I think we should leave this one open. Your suggestion of defining a
particular date dimension as the key one for a variable is a very good
idea. Let's see what Russ's reaction to it is.
PS Ravel needs a unique key, and it creates it out of a unique combination
of dimension values. There are fine tuning capabilities in the import
routine as well: duplicate data can be aggregated on import for example.
This would be useful to a company analyzing sales data on a say monthly,
when it had transactions data on all sales. Then Ravel would sum all the
transactions in a month on import.
Your idea is for a primary date dimension, which I think makes sense. But
again, let's see what Russ reckons.
I don't believe we can presume to know what's in the mind of the user - but need to make it as easy as possible to allow the user to manipulate the data. So any such transformation (such as aligning date/time columns) needs to be optional and reversible. I don't think it is an easy task to achieve that, but by no means impossible. Whether it is worth providing this feature is another matter - it may be more confusing than helpful.

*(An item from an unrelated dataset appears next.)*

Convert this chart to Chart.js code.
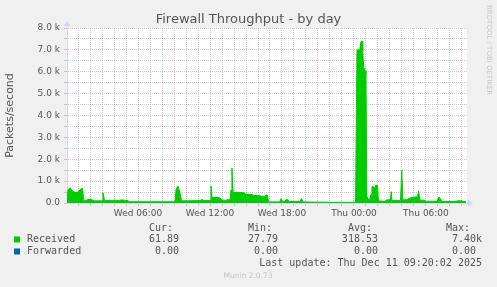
<!DOCTYPE html>
<html>
<head>
<meta charset="utf-8">
<script src="https://cdn.jsdelivr.net/npm/chart.js@4.4.1/dist/chart.umd.min.js"></script>
<style>
  html, body { margin: 0; padding: 0; background: #f0f0f0; }
  #wrap { width: 497px; height: 287px; }
</style>
</head>
<body>
<div id="wrap"><canvas id="fwChart" width="497" height="287"></canvas></div>
<script>
// hours since Wed 00:00
const hours = [0.08, 0.17, 0.33, 0.5, 0.75, 1.0, 1.25, 1.38, 1.46, 1.67, 1.83, 2.17, 2.33, 3.0, 3.08, 3.21,
  3.67, 4.0, 4.33, 4.67, 5.0, 5.17, 5.25, 9.08, 9.17, 9.33, 9.5, 9.63, 10.33, 11.17, 11.33, 11.5,
  12.0, 12.08, 12.17, 12.5, 12.83, 13.0, 13.33, 13.5, 13.67, 13.75, 13.83, 13.92, 14.33, 14.83, 15.0,
  15.5, 15.67, 16.17, 16.33, 16.42, 16.5, 16.67, 16.79, 16.88, 17.83, 17.92, 18.04, 18.25, 18.33, 18.5,
  18.58, 19.5, 19.63, 19.75, 20.92, 21.58, 22.0, 22.83, 23.67, 24.13, 24.25, 24.42, 24.5, 24.58, 24.67,
  24.73, 24.81, 24.92, 25.0, 25.07, 25.17, 25.29, 25.42, 25.5, 25.67, 25.75, 25.83, 25.96, 26.04, 26.58,
  26.67, 26.92, 27.04, 27.11, 27.17, 27.88, 27.98, 28.08, 28.42, 28.67, 29.0, 29.29, 29.39, 29.48, 29.83,
  30.0, 30.92, 31.08, 31.25, 31.33, 32.42, 32.67, 33.0, 33.08, 33.33];

// packets/second
const received = [300, 600, 700, 560, 480, 500, 640, 680, 130, 120, 160, 150, 100, 100, 470, 100,
  120, 130, 120, 140, 120, 110, 60, 55, 620, 780, 440, 100, 100, 110, 160, 110,
  110, 780, 240, 260, 230, 140, 120, 160, 140, 600, 1600, 480, 490, 470, 400,
  390, 340, 330, 290, 330, 290, 360, 360, 50, 50, 200, 80, 80, 150, 150,
  70, 70, 200, 50, 40, 40, 30, 35, 30, 40, 7000, 7000, 7080, 7380, 7400,
  6950, 6200, 6050, 5900, 300, 200, 130, 400, 750, 720, 680, 820, 800, 100, 70,
  130, 150, 150, 520, 110, 110, 1500, 140, 150, 230, 260, 290, 550, 140, 130,
  80, 80, 270, 160, 70, 70, 100, 100, 60, 62];

const forwardedHours = [0.08, 33.33];
const forwarded = [0, 0];

const xTickHours = [6, 12, 18, 24, 30];
const xTickLabels = ['Wed 06:00', 'Wed 12:00', 'Wed 18:00', 'Thu 00:00', 'Thu 06:00'];
const yTickLabels = ['0.0', '1.0 k', '2.0 k', '3.0 k', '4.0 k', '5.0 k', '6.0 k', '7.0 k', '8.0 k'];

// legend table
const seriesNames = ['Received', 'Forwarded'];
const seriesColors = ['#00cc00', '#0066b3'];
const statHeads = ['Cur:', 'Min:', 'Avg:', 'Max:'];
const curValues = ['61.89', '0.00'];
const minValues = ['27.79', '0.00'];
const avgValues = ['318.53', '0.00'];
const maxValues = ['7.40k', '0.00'];
const lastUpdate = 'Last update: Thu Dec 11 09:20:02 2025';

const fontColor = '#555555';
const axisColor = '#cfd6f8';
const majorGrid = 'rgba(225,128,128,0.5)';
const minorGrid = 'rgba(143,143,143,0.45)';

Chart.defaults.font.family = 'DejaVu Sans';
Chart.defaults.color = fontColor;

// background, arrows, legend and the little texts round the plot
const decor = {
  id: 'decor',
  afterLayout(chart) {
    // centre the title on the whole image, not only on the padded part
    const t = chart.titleBlock;
    if (t) { t.left = 0; t.right = chart.width; t.width = chart.width; }
  },
  beforeDraw(chart) {
    const ctx = chart.ctx, a = chart.chartArea;
    ctx.save();
    ctx.fillStyle = '#f0f0f0';
    ctx.fillRect(0, 0, chart.width, chart.height);
    ctx.fillStyle = '#ffffff';
    ctx.fillRect(a.left, a.top, a.right - a.left, a.bottom - a.top);
    ctx.restore();
  },
  afterDraw(chart) {
    const ctx = chart.ctx, a = chart.chartArea;
    ctx.save();
    // axis arrows
    ctx.fillStyle = axisColor;
    ctx.fillRect(a.left - 0.5, a.top - 2, 1, 2);
    ctx.beginPath();
    ctx.moveTo(a.left - 3.5, a.top - 2);
    ctx.lineTo(a.left + 3.5, a.top - 2);
    ctx.lineTo(a.left, a.top - 7);
    ctx.closePath();
    ctx.fill();
    ctx.fillRect(a.right, a.bottom - 0.5, 2, 1);
    ctx.beginPath();
    ctx.moveTo(a.right + 1, a.bottom - 3.5);
    ctx.lineTo(a.right + 1, a.bottom + 3.5);
    ctx.lineTo(a.right + 6, a.bottom);
    ctx.closePath();
    ctx.fill();

    // rrdtool tag on the right
    ctx.fillStyle = '#c8c8c8';
    ctx.font = '7px "DejaVu Sans"';
    ctx.textBaseline = 'middle';
    ctx.textAlign = 'left';
    ctx.translate(489, 5);
    ctx.rotate(Math.PI / 2);
    ctx.fillText('RRDTOOL / TOBI OETIKER', 0, 0);
    ctx.setTransform(1, 0, 0, 1, 0, 0);

    // legend table
    ctx.font = '10px "DejaVu Sans Mono"';
    ctx.fillStyle = fontColor;
    const colRight = [185, 284, 384, 482];
    const rowY = [239.5, 251.5];
    statHeads.forEach((h, i) => {
      ctx.textAlign = 'right';
      ctx.fillText(h, colRight[i] - 12, 228);
    });
    const cols = [curValues, minValues, avgValues, maxValues];
    seriesNames.forEach((name, r) => {
      ctx.fillStyle = seriesColors[r];
      ctx.fillRect(14, rowY[r] - 3, 6, 6);
      ctx.fillStyle = fontColor;
      ctx.textAlign = 'left';
      ctx.fillText(name, 27, rowY[r]);
      ctx.textAlign = 'right';
      cols.forEach((vals, c) => {
        const s = /[a-z]$/i.test(vals[r]) ? vals[r] : vals[r] + ' ';
        ctx.fillText(s, colRight[c], rowY[r]);
      });
    });
    ctx.textAlign = 'right';
    ctx.fillText(lastUpdate, 482, 263.5);

    ctx.font = '7.5px "DejaVu Sans"';
    ctx.fillStyle = '#c4c4c4';
    ctx.textAlign = 'center';
    ctx.fillText('Munin 2.0.73', 248, 276.5);
    ctx.restore();
  }
};

const gridHours = [];
for (let h = 1; h <= 33; h++) gridHours.push(h);

new Chart(document.getElementById('fwChart'), {
  type: 'line',
  data: {
    datasets: [{
      label: 'Received',
      data: hours.map((h, i) => ({ x: h, y: received[i] })),
      borderColor: '#00cc00',
      backgroundColor: '#00cc00',
      borderWidth: 1,
      fill: 'origin',
      tension: 0,
      pointRadius: 0
    }, {
      label: 'Forwarded',
      data: forwardedHours.map((h, i) => ({ x: h, y: forwarded[i] })),
      borderColor: '#0066b3',
      borderWidth: 0,
      fill: false,
      pointRadius: 0
    }]
  },
  options: {
    responsive: false,
    animation: false,
    devicePixelRatio: 1,
    layout: { padding: { left: 0, right: 30, top: 0, bottom: 0 } },
    plugins: {
      legend: { display: false },
      tooltip: { enabled: false },
      title: {
        display: true,
        text: 'Firewall Throughput - by day',
        color: fontColor,
        font: { size: 13, weight: 'normal', lineHeight: 1 },
        padding: { top: 13, bottom: 2 }
      }
    },
    scales: {
      x: {
        type: 'linear',
        min: 0.08,
        max: 33.42,
        afterBuildTicks: s => { s.ticks = gridHours.map(v => ({ value: v })); },
        afterFit: s => { s.height = 84; },
        ticks: {
          autoSkip: false,
          maxRotation: 0,
          padding: 2,
          font: { size: 9 },
          color: fontColor,
          callback: v => {
            const i = xTickHours.indexOf(v);
            return i >= 0 ? xTickLabels[i] : '';
          }
        },
        grid: {
          color: c => (c.tick && c.tick.value % 6 === 3 ? majorGrid : minorGrid),
          tickColor: c => (c.tick && c.tick.value % 6 === 3 ? majorGrid : minorGrid),
          tickLength: 3
        },
        border: { color: axisColor, dash: [1, 1] }
      },
      y: {
        min: 0,
        max: 8000,
        afterFit: s => { s.width = 67; },
        ticks: {
          stepSize: 500,
          autoSkip: false,
          padding: 4,
          font: { size: 9 },
          color: fontColor,
          callback: v => (v % 1000 === 0 ? yTickLabels[v / 1000] : '')
        },
        grid: {
          color: c => (c.tick && c.tick.value % 1000 === 0 ? majorGrid : minorGrid),
          tickColor: c => (c.tick && c.tick.value % 1000 === 0 ? majorGrid : minorGrid),
          tickLength: 3
        },
        border: { color: axisColor, dash: [1, 1] },
        title: {
          display: true,
          text: 'Packets/second',
          color: fontColor,
          font: { size: 11 },
          padding: { top: 4, bottom: 0 }
        }
      }
    }
  },
  plugins: [decor]
});
</script>
</body>
</html>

I'm glad though that renaming the axis to force the alignment did work as intended. As you might be aware, it was quite recent work that enabled that functionality.
As for primary key - that is more a property of a database, than a Ravel hypercube. Looking up items by primary key is way more efficient than a non-indexed key, because the former is O(log n), and the latter O(n). Within Ravel's tensor manipulations, some things are O(log n), and some O(n), but generally its down to the structure of the data, not whether a primary key is used.
Leaving this in awaiting user column, but at present I'm not sure there's anything to be done.
I think you can close this.
I made a mistake when entering the data.